Seeking notable, female icons of color in Bible

Poor Jemima.

In the Bible, she's a lovely daughter of Job who inherits a fortune when the biblical poster boy for trial and tribulation dies.

But in 21st-century America, she's become a smiling black stereotype who peddles pancakes slathered in syrup.

That's always bothered the Rev. LaVerne Hall. So Jemima came to mind when the publisher of a new study Bible for African-American women asked her to contribute an essay. "Her name has special meaning to me," Hall says. "I'm very fond of her. Her name means `little dove' or `peace.' She's wealthy, educated and powerful."

"Of course, that's not the Jemima we know today - she's fat, she wears a rag on her head and flips pancakes. The question is, how did Jemima go from being a beautiful woman, equal to her brothers, to the image we recognize today on the pancake boxes."

Hall is one of 120 contributors to the "Women of Color Study Bible," which examines women in the Bible who may have been dark-skinned and of African descent. The essays consider such contemporary subjects as domestic abuse, single motherhood and sexism, seen through a prism of Christian teaching.

Four women from the Puget Sound area contributed - Hall, who has a prison ministry and works part time at the Urban League of Metropolitan Seattle; the Rev. Naomi Peete of Mount Zion Baptist Church; the Rev. Jolene Josey, Eastside Baptist Church, Tacoma, and the Rev. Toni Booker of Martin Luther King Memorial Baptist Church, Renton.

Hall's essay urges parents to consider the power that spiritual names convey to the children who bear them. A proud name, she says, can help a child define herself.

Ironically, Hall doesn't mention Jemima by name in her essay. That name carries too much commercial and historic baggage to put on a child these days.

The history doesn't matter to Hall.
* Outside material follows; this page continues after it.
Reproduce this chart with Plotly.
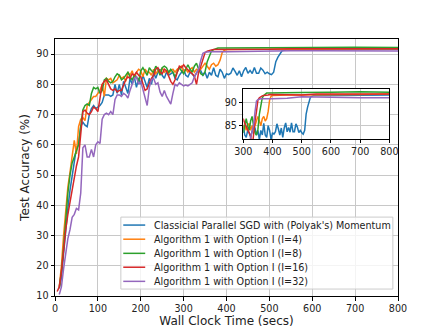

What does matter is that a perfectly good Bible-based name is not available to African-American parents.

"It would be a little like that old Johnny Cash song, `A Man Named Sue,"' she says, laughing. "Let's not create problems for our children before they even get here."

Spiritual names don't have to be biblical, Hall says. They can be created.

Twenty-three years ago she named her daughter Mahji B'Vance, using letters and syllables from the names of two grandmothers, two aunts, an adopted relative and Hall herself. She later discovered that Mahji is an East Indian name meaning "eldest daughter."

"The point is that children's names should have special spiritual meaning," Hall says.

The study Bible's other contributors have taken their chosen topics in many directions.

Peete's essay on prayer speaks with authority to women who find themselves immobilized by poverty, abuse or poor health.

"Matthew reminds us not to worry about what we shall eat," she writes, "Or how we shall be clothed, meet our financial setbacks, or manage our health issues. We are more valuable than sparrows, more precious than purple lilies of the field and wiser than industrious ants."

Peete had occasion to test her faith when, as a younger woman with children, she escaped what she says was an oppressive marriage in Nigeria. She had no passport, she says, and as an American woman, she didn't know the local language. She prayed for help and found it in the story of Joshua, who marched around the walls of Jericho, praying, until they fell. "I was in a compound, and I walked the walls of that compound every day praying. When my children and I left, we could have been stopped at any place on the way to the embassy, but we weren't. We left by faith and we prayed all the way."

The Women of Color Study Bible ($35, Nia Publishing) is one of the dozens of custom-fit scriptures on the market, including versions aimed at children, teenagers, women and 12-step members. The first edition is the traditional King James version of the Bible; it will also be offered in the New International Version.

It took Nia Publishing more than a year to get the Study Bible on the market, said Mel Banks II, who owns the small Atlanta-based publishing firm.

Most of the contributors are clergywomen, Banks says, but they come from many denominations and all parts of the country. Besides the essays, the Bible includes the historical background of each book and traces the possibilities of a black presence in each era.

Take the long-suffering Job and his beautiful daughter, Jemima. There's no specific scriptural reference to identify them as black, but groups of people mentioned in the Book of Job likely lived in northeastern Africa, Banks says. The people there were dark-skinned and traced their ancestry to the beginnings of the race.

Hall's connection to Job's eldest daughter is so strong that she and the other women have joined together as Jemima Ministries and are planning a spiritual conference in Seattle in January.

"We want to look at Jemima and how we as women of color are going to define our own future," Hall says. "We want to look at her evolution and think about what she looked like and how she acted when she was powerful and rich and did something besides flip pancakes."